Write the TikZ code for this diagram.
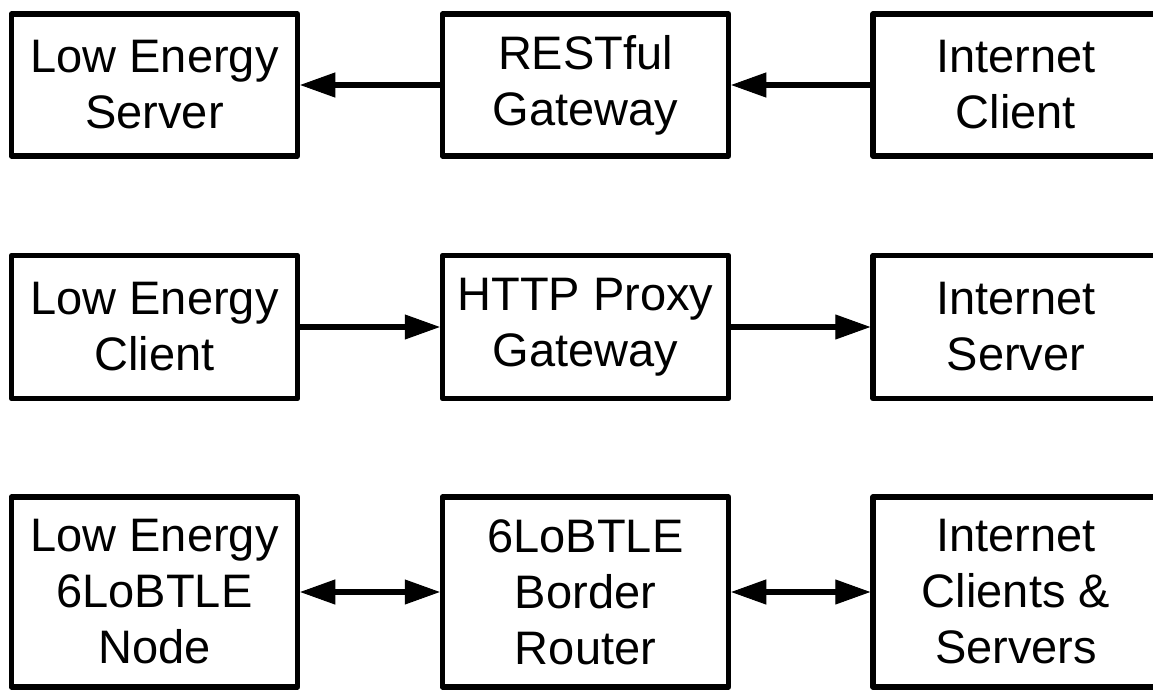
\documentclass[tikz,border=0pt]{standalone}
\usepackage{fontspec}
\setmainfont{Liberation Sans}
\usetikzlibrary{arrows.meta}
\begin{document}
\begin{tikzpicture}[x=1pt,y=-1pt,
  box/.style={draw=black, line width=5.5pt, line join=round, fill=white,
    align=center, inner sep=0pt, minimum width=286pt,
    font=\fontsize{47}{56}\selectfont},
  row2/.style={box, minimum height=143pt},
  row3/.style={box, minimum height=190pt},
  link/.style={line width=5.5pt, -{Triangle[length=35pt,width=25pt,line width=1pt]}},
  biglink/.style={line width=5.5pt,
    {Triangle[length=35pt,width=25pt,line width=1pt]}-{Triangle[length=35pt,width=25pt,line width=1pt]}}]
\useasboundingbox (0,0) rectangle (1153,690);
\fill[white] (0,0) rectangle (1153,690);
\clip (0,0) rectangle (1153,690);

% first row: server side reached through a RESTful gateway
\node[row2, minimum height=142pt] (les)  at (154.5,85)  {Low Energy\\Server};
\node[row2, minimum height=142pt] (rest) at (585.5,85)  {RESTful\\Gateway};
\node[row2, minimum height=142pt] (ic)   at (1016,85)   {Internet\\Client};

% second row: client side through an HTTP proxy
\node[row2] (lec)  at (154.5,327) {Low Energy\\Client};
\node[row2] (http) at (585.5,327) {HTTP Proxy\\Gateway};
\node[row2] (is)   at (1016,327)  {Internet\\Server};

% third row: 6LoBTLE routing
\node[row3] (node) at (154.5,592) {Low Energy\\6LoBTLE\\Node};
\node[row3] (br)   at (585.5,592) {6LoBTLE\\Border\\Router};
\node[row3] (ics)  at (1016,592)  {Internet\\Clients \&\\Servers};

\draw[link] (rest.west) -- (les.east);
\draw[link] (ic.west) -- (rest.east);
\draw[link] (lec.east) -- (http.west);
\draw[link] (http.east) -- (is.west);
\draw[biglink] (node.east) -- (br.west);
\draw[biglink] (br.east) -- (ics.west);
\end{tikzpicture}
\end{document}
+++++
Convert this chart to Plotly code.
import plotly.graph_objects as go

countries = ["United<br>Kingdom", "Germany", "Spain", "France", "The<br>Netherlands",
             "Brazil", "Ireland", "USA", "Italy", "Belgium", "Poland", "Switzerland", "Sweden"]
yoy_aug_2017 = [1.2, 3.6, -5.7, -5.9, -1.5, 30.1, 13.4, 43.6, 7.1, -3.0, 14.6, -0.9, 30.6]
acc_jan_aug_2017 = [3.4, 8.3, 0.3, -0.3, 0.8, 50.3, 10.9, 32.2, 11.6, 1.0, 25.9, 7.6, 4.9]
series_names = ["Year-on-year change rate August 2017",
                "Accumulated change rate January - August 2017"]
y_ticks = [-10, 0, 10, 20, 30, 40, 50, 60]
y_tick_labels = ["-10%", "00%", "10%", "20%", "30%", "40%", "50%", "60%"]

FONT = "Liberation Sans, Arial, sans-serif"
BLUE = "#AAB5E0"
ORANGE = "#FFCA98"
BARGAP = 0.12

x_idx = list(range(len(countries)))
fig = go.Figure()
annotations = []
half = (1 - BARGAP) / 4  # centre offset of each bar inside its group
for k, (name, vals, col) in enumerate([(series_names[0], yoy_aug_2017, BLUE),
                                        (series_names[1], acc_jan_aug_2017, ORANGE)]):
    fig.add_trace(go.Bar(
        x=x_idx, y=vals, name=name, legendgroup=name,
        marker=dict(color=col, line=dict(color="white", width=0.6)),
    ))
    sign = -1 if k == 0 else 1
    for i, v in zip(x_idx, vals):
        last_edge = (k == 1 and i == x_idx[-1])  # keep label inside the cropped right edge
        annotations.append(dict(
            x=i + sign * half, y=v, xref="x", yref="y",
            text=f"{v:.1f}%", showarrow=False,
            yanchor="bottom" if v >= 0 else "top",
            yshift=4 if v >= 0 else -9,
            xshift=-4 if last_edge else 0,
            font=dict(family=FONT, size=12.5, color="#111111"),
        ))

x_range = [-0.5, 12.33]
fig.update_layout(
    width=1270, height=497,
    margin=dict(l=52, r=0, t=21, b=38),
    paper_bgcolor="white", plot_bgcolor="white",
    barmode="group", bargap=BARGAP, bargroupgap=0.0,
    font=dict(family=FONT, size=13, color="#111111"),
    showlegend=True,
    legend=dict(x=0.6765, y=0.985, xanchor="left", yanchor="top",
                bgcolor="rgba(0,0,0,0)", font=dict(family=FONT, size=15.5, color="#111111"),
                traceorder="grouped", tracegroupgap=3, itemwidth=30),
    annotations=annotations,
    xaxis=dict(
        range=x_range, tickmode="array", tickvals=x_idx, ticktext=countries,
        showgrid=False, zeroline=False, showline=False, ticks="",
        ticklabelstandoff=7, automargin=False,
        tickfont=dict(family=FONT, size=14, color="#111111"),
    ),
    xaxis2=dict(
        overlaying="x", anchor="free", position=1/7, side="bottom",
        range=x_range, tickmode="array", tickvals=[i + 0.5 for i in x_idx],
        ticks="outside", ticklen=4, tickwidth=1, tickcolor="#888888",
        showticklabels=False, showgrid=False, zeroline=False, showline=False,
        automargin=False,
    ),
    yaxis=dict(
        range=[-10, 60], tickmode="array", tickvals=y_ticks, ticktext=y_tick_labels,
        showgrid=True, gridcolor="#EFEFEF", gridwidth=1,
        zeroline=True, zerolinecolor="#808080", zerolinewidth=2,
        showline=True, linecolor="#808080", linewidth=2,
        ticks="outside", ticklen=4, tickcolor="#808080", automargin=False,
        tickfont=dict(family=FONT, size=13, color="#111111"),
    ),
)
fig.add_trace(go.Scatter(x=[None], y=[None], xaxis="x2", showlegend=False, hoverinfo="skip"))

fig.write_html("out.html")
+++++
§ Set exercise
Only the lines from the one bearing "Write the TikZ code for this diagram." to the one bearing "minimum height=142pt] (ic)", both included, should be restated word for word, with pictures left out.

§ Solution to the exercise
Write the TikZ code for this diagram.
\documentclass[tikz,border=0pt]{standalone}
\usepackage{fontspec}
\setmainfont{Liberation Sans}
\usetikzlibrary{arrows.meta}
\begin{document}
\begin{tikzpicture}[x=1pt,y=-1pt,
  box/.style={draw=black, line width=5.5pt, line join=round, fill=white,
    align=center, inner sep=0pt, minimum width=286pt,
    font=\fontsize{47}{56}\selectfont},
  row2/.style={box, minimum height=143pt},
  row3/.style={box, minimum height=190pt},
  link/.style={line width=5.5pt, -{Triangle[length=35pt,width=25pt,line width=1pt]}},
  biglink/.style={line width=5.5pt,
    {Triangle[length=35pt,width=25pt,line width=1pt]}-{Triangle[length=35pt,width=25pt,line width=1pt]}}]
\useasboundingbox (0,0) rectangle (1153,690);
\fill[white] (0,0) rectangle (1153,690);
\clip (0,0) rectangle (1153,690);

% first row: server side reached through a RESTful gateway
\node[row2, minimum height=142pt] (les)  at (154.5,85)  {Low Energy\\Server};
\node[row2, minimum height=142pt] (rest) at (585.5,85)  {RESTful\\Gateway};
\node[row2, minimum height=142pt] (ic)   at (1016,85)   {Internet\\Client};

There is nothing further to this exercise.